Sep 04, 2008 14:40
i miss my graduated friends, and i miss my friends who are in london...but mostly, i am very happy for them. and a little bit jealous. oh my gosh...i had my fulbright language evaluation yesterday. and it was AWESOME. no joke. apparently somewhere in the last eight years, i learned french? good to know. :) but some part of me responded so strongly to that. it happens sometimes in my acting work too, which is why i know i love it. but this joy just lived in me so strongly -- i can't imagine my life without this language. it really motivated me to get the rest of my fulbright shit in gear this weekend so that i can breathe a huge sigh of relief and know that i'm doing the very best i can.

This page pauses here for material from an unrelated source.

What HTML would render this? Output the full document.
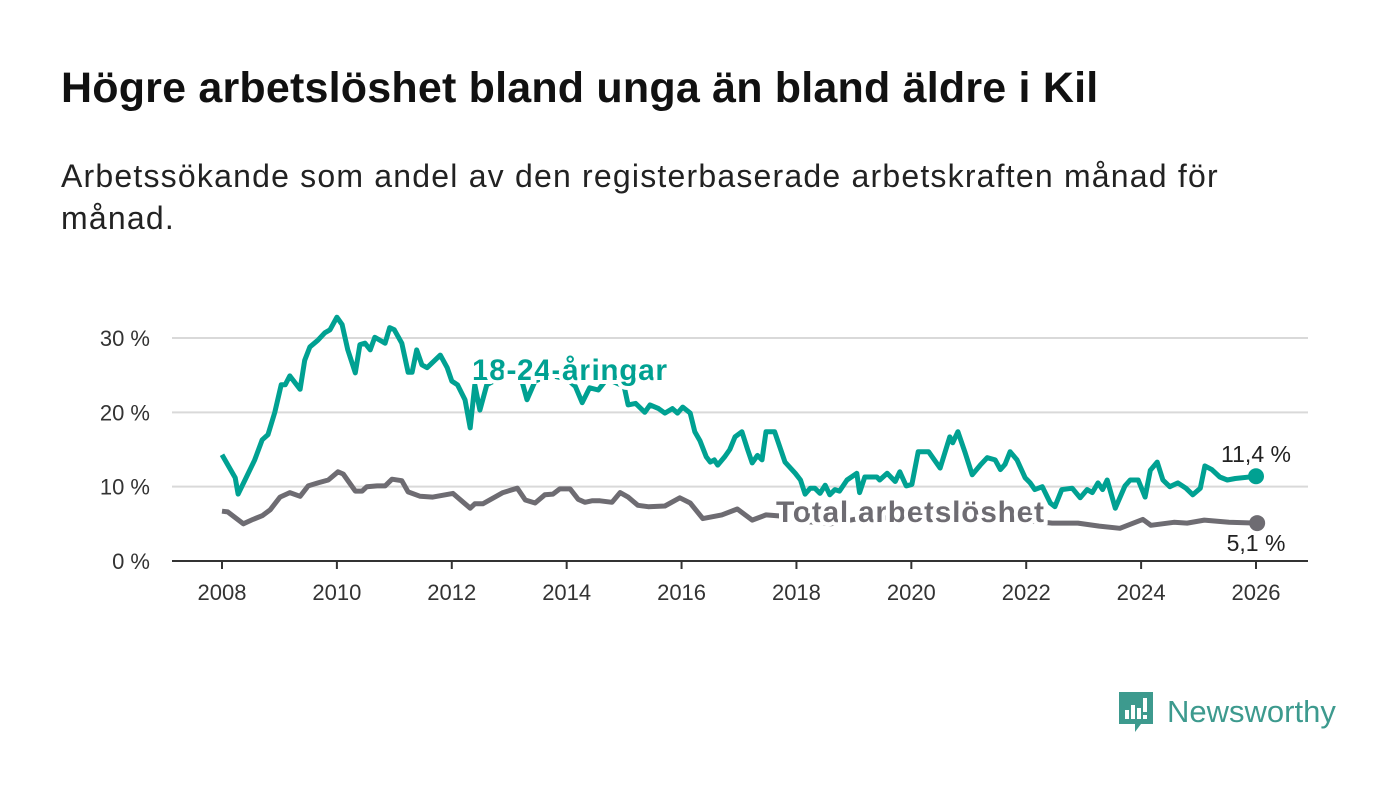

i need to start reading belgian news.
(yeah, i'll be reading that in english.)
some days you make the BEST peanut butter and pomegranate jelly bagel sandwich. luckily, today was one of those days for me.
i'm so excited to work on my hermione speech. and i taught my first spinning class this morning. it was definitely not perfect, but it went alright, and i'm really happy to be teaching. :) i think i'm going to get certified in zumba as well. and the spinning/abs class. i love certifications. oh, next year, i want to go to that convention in miami. i hope i get to.
haha, i'm a total nerd.
obviously, there's still this part of me that's really sad about joe. i see how it didn't work. i get what a bad idea it was, but i see his face every day, and there's a part of me that is used to him in my bed every night, and it's sort of like mourning a death. i don't notice that i'm doing it, but i know that pieces of me are recovering slowly. in a strange way, i am grateful for the pain he brings to my life. (clearly i am happy for the PLEASURE and HAPPINESS he brings and brought as well.) but we do these exercises in class, and within minutes i'm in tears. or at yerma callbacks, i could cry and cry and cry. it isn't just the crying -- i rarely (though not never) sit in my apartment and cry alone, but the emotional availability and the raw quality it brings to my work. i used to think i just chose guys who had to live in chaos, but i realize that it isn't just them. it's me too. as long as i'm an actor, i need that sort of passion, that hurricane of emotions. i don't know. maybe when i graduate, my life will become horribly unstable, and i'll need an anchor.
...but for now?
i like to question whether or not i can keep afloat.
:) i didn't say it wasn't fucked up...it's just honest.
basically, it's a really good time to be me.